Now that we were officially on our “Baby-Cation”, we were getting closer and closer to welcoming Finn into our family. The morning of Finn’s arrival (we had a scheduled C-section, so we knew exactly when we’d meet our littlest one) I had a million thoughts and feelings running through my head. While I was super excited to welcome our newest babe into the family, I was totally caught off-guard by how sad I was that this would be my last morning EVER as a pregnant woman.
With Liam & Stella, I knew after each pregnancy that Dean and I wanted to have more kids. Although I was sad when those pregnancies ended (It may be weird, but I LOVE being pregnant), I knew that we’d eventually have more kids. When we had Hattie, we thought that we probably wanted one more babe, if we were lucky enough to be blessed with one, so I held out hope that I would get to wear my bump proud one more time.

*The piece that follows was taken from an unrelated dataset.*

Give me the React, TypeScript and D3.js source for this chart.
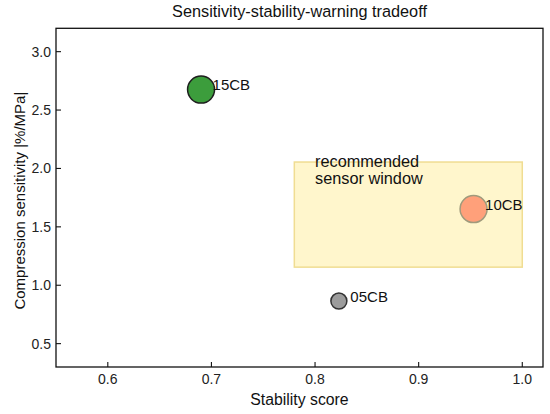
import React from "react";
import * as d3 from "d3";

const W = 550;
const H = 414;

const xDomain = [0.55, 1.02];
const yDomain = [0.3, 3.2];
const xTicks = [0.6, 0.7, 0.8, 0.9, 1.0];
const yTicks = [0.5, 1.0, 1.5, 2.0, 2.5, 3.0];

const names = ["15CB", "10CB", "05CB"];
const stability = [0.69, 0.953, 0.823];
const sensitivity = [2.675, 1.652, 0.865];
const radii = [13.5, 13.5, 8];
const fills = ["#3c9d3c", "#ffa07a", "#9c9c9c"];
const strokes = ["#1e1e1e", "#a09a7c", "#333333"];

const windowX = [0.78, 1.0];
const windowY = [1.155, 2.055];
const windowLabel = ["recommended", "sensor window"];
const windowLabelPos = [0.80, 2.1];

const margin = { left: 56, right: 7, top: 28.3, bottom: 47 };

export default function App() {
  const x = d3.scaleLinear().domain(xDomain).range([margin.left, W - margin.right]);
  const y = d3.scaleLinear().domain(yDomain).range([H - margin.bottom, margin.top]);
  const font = "'Liberation Sans', Arial, Helvetica, sans-serif";
  const x0 = x.range()[0], x1 = x.range()[1];
  const y0 = y.range()[0], y1 = y.range()[1];

  return (
    <svg width={W} height={H} style={{ position: "absolute", left: 0, top: 0, background: "#fff" }} fontFamily={font}>
      <rect x={0} y={0} width={W} height={H} fill="#fff" />
      {/* recommended window */}
      <rect
        x={x(windowX[0])}
        y={y(windowY[1])}
        width={x(windowX[1]) - x(windowX[0])}
        height={y(windowY[0]) - y(windowY[1])}
        fill="#fff6cc"
        stroke="#f0dd92"
        strokeWidth={1.5}
      />
      <text x={x(windowLabelPos[0])} y={166.7} fontSize={16.3} fill="#111">
        <tspan x={x(windowLabelPos[0])}>{windowLabel[0]}</tspan>
        <tspan x={x(windowLabelPos[0])} dy={17.6}>{windowLabel[1]}</tspan>
      </text>
      {/* points */}
      {names.map((n, i) => (
        <g key={n}>
          <circle
            cx={x(stability[i])}
            cy={y(sensitivity[i])}
            r={radii[i]}
            fill={fills[i]}
            stroke={strokes[i]}
            strokeWidth={1.5}
          />
          <text x={x(stability[i]) + 11.5} y={y(sensitivity[i]) + 0.8} fontSize={15} fill="#111">
            {n}
          </text>
        </g>
      ))}
      {/* axes frame */}
      <rect x={x0} y={y1} width={x1 - x0} height={y0 - y1} fill="none" stroke="#111" strokeWidth={1.3} />
      {xTicks.map((t) => (
        <g key={"x" + t}>
          <line x1={x(t)} x2={x(t)} y1={y0} y2={y0 - 5} stroke="#111" strokeWidth={1.1} />
          <text x={x(t)} y={383.5} fontSize={14} textAnchor="middle" fill="#222">
            {t.toFixed(1)}
          </text>
        </g>
      ))}
      {yTicks.map((t) => (
        <g key={"y" + t}>
          <line x1={x0} x2={x0 + 5} y1={y(t)} y2={y(t)} stroke="#111" strokeWidth={1.1} />
          <text x={x0 - 5} y={y(t) + 5} fontSize={14} textAnchor="end" fill="#222">
            {t.toFixed(1)}
          </text>
        </g>
      ))}
      <text x={(x0 + x1) / 2} y={405} fontSize={15.8} textAnchor="middle" fill="#111">
        Stability score
      </text>
      <text
        transform={`translate(24.5, ${(y0 + y1) / 2 + 3}) rotate(-90)`}
        fontSize={15}
        textAnchor="middle"
        fill="#111"
      >
        Compression sensitivity |%/MPa|
      </text>
      <text x={(x0 + x1) / 2} y={17.3} fontSize={16.3} textAnchor="middle" fill="#111">
        Sensitivity-stability-warning tradeoff
      </text>
    </svg>
  );
}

But with Finn, both Dean and I knew that this was probably it for us in the baby-making department. Since Finn’s pregnancy was so difficult and dangerous, we knew that if we could make it through this one and make it to the finish line with a happy and healthy baby, that our family would be complete. So there was a sense of sadness when I woke up on the morning of Finn’s big arrival, because I knew that this was the last time that I would ever have one of my sweet babes in my belly.
Now don’t get me wrong… I was SO excited to meet baby, and was so proud that we had made it to the finish line together… I just wanted to keep him in my belly a little longer!
How did you feel when your last pregnancy was over? Were you sad that this was the last time you’d be a pregger? Or did you feel relieved?